• Material for the task
· · ·

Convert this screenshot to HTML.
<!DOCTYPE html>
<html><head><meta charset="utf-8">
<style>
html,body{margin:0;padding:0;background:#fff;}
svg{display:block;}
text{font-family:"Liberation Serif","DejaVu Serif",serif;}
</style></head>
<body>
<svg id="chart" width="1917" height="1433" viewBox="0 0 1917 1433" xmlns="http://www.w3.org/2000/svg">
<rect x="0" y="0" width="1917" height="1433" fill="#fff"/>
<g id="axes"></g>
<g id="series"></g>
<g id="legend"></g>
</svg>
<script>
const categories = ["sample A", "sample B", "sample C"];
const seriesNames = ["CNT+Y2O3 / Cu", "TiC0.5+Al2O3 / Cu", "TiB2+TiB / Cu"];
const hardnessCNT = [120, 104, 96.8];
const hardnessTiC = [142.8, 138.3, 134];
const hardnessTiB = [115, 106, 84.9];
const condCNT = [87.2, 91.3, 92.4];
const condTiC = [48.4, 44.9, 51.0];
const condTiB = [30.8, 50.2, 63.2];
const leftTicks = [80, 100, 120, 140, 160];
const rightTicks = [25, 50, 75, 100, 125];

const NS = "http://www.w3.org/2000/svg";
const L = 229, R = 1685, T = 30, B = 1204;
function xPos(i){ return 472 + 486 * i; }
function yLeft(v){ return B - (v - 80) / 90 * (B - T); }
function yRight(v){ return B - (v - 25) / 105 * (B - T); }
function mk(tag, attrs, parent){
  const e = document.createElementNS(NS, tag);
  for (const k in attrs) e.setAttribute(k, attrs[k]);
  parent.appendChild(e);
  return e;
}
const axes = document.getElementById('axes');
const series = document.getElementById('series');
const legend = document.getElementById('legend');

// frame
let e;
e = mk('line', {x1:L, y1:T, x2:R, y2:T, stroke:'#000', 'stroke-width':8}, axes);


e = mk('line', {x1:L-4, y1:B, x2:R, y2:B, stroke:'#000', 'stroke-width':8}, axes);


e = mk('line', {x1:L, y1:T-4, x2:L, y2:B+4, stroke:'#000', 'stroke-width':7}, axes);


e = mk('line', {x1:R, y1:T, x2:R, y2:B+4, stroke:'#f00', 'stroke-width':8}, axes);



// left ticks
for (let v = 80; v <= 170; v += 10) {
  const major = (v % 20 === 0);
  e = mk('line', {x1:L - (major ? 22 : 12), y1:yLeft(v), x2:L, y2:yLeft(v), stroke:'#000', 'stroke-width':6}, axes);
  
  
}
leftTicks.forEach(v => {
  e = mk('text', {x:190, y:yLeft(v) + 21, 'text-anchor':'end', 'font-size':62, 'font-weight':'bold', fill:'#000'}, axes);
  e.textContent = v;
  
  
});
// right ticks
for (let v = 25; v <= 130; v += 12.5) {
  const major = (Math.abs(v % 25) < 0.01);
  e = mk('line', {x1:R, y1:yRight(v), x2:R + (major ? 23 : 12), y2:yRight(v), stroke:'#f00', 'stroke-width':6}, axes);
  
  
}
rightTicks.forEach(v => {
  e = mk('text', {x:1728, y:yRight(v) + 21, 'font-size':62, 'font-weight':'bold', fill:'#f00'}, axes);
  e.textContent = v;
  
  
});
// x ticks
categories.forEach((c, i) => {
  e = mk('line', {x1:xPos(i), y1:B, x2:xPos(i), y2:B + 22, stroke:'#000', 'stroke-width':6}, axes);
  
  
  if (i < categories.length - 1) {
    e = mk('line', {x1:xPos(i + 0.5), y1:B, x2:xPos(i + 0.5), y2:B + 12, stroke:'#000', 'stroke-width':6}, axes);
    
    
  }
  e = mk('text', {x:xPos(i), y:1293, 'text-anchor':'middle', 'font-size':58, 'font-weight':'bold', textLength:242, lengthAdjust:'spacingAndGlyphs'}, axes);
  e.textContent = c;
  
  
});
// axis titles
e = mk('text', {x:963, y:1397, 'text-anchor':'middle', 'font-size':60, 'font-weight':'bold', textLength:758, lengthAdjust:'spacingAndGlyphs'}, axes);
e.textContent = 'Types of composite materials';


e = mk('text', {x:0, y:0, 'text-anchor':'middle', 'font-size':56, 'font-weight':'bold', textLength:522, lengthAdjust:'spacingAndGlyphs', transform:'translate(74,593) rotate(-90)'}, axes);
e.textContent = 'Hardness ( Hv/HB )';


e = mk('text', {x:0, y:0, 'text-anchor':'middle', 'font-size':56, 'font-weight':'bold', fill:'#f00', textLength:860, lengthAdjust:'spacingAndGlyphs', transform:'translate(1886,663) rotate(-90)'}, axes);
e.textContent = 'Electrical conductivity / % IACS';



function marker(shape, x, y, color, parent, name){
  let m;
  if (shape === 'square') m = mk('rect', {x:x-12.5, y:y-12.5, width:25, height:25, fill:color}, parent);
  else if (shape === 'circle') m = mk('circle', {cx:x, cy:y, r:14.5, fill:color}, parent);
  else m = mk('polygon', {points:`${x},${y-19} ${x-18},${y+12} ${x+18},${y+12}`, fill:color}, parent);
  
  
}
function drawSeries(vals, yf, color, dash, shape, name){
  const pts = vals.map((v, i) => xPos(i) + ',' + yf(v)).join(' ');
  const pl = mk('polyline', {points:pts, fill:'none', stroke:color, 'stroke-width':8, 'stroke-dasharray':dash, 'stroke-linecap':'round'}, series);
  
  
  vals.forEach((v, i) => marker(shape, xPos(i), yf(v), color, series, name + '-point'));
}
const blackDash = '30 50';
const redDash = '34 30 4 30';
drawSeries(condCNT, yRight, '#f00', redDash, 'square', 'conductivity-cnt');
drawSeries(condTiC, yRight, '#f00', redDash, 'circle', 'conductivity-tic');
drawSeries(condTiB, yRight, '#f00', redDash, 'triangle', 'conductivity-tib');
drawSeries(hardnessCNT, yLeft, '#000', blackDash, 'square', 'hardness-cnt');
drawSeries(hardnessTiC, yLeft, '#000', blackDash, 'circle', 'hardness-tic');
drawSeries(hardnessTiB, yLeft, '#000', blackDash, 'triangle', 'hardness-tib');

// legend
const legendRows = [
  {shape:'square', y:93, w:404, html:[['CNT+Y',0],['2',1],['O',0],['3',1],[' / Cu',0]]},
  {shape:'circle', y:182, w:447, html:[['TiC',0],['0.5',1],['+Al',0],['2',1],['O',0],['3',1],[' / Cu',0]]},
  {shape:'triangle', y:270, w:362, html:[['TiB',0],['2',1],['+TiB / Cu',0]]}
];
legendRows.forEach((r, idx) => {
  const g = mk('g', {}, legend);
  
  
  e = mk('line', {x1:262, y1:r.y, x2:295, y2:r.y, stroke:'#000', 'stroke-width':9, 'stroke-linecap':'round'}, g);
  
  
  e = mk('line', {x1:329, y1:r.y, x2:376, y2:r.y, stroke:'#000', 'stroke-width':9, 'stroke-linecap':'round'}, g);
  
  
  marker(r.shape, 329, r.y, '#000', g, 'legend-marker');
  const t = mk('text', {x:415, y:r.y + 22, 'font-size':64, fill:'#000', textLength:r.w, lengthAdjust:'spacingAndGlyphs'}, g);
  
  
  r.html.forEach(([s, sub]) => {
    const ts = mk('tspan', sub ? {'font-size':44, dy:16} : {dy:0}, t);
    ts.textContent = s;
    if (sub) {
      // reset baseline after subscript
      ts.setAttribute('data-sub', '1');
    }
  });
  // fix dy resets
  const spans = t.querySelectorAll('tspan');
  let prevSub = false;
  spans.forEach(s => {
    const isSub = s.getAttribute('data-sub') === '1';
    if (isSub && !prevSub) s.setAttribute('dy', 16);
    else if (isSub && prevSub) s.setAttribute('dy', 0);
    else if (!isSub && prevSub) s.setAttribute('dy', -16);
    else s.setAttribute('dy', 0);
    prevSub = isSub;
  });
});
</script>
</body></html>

· · ·

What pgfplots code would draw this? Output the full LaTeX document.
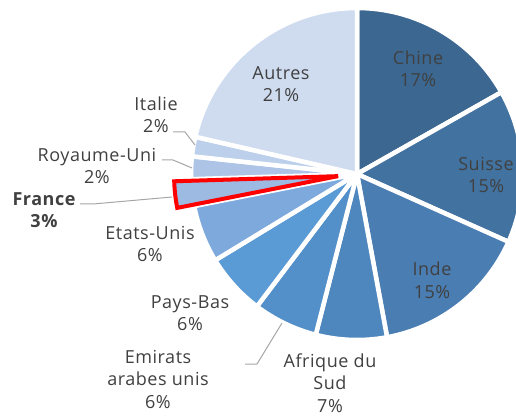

· · ·

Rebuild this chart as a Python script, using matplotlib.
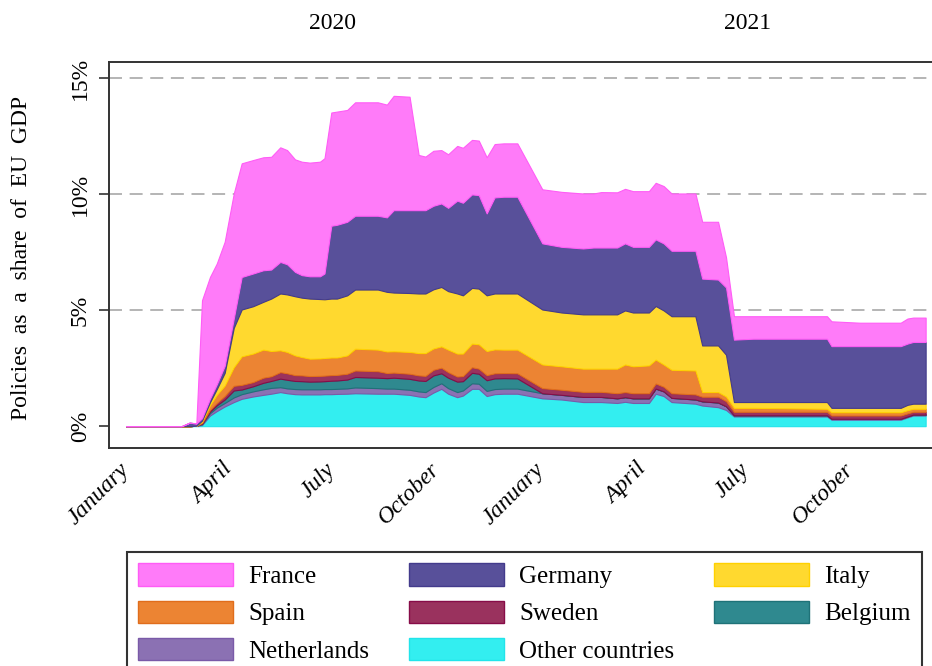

· · ·

• Aim of the exercise
Above are the records. Copy the lines beginning at the one that has "Convert this screenshot to HTML." and ending with the one that has "(major ? 22", unchanged.

• Task solution
Convert this screenshot to HTML.
<!DOCTYPE html>
<html><head><meta charset="utf-8">
<style>
html,body{margin:0;padding:0;background:#fff;}
svg{display:block;}
text{font-family:"Liberation Serif","DejaVu Serif",serif;}
</style></head>
<body>
<svg id="chart" width="1917" height="1433" viewBox="0 0 1917 1433" xmlns="http://www.w3.org/2000/svg">
<rect x="0" y="0" width="1917" height="1433" fill="#fff"/>
<g id="axes"></g>
<g id="series"></g>
<g id="legend"></g>
</svg>
<script>
const categories = ["sample A", "sample B", "sample C"];
const seriesNames = ["CNT+Y2O3 / Cu", "TiC0.5+Al2O3 / Cu", "TiB2+TiB / Cu"];
const hardnessCNT = [120, 104, 96.8];
const hardnessTiC = [142.8, 138.3, 134];
const hardnessTiB = [115, 106, 84.9];
const condCNT = [87.2, 91.3, 92.4];
const condTiC = [48.4, 44.9, 51.0];
const condTiB = [30.8, 50.2, 63.2];
const leftTicks = [80, 100, 120, 140, 160];
const rightTicks = [25, 50, 75, 100, 125];

const NS = "http://www.w3.org/2000/svg";
const L = 229, R = 1685, T = 30, B = 1204;
function xPos(i){ return 472 + 486 * i; }
function yLeft(v){ return B - (v - 80) / 90 * (B - T); }
function yRight(v){ return B - (v - 25) / 105 * (B - T); }
function mk(tag, attrs, parent){
  const e = document.createElementNS(NS, tag);
  for (const k in attrs) e.setAttribute(k, attrs[k]);
  parent.appendChild(e);
  return e;
}
const axes = document.getElementById('axes');
const series = document.getElementById('series');
const legend = document.getElementById('legend');

// frame
let e;
e = mk('line', {x1:L, y1:T, x2:R, y2:T, stroke:'#000', 'stroke-width':8}, axes);


e = mk('line', {x1:L-4, y1:B, x2:R, y2:B, stroke:'#000', 'stroke-width':8}, axes);


e = mk('line', {x1:L, y1:T-4, x2:L, y2:B+4, stroke:'#000', 'stroke-width':7}, axes);


e = mk('line', {x1:R, y1:T, x2:R, y2:B+4, stroke:'#f00', 'stroke-width':8}, axes);



// left ticks
for (let v = 80; v <= 170; v += 10) {
  const major = (v % 20 === 0);
  e = mk('line', {x1:L - (major ? 22 : 12), y1:yLeft(v), x2:L, y2:yLeft(v), stroke:'#000', 'stroke-width':6}, axes);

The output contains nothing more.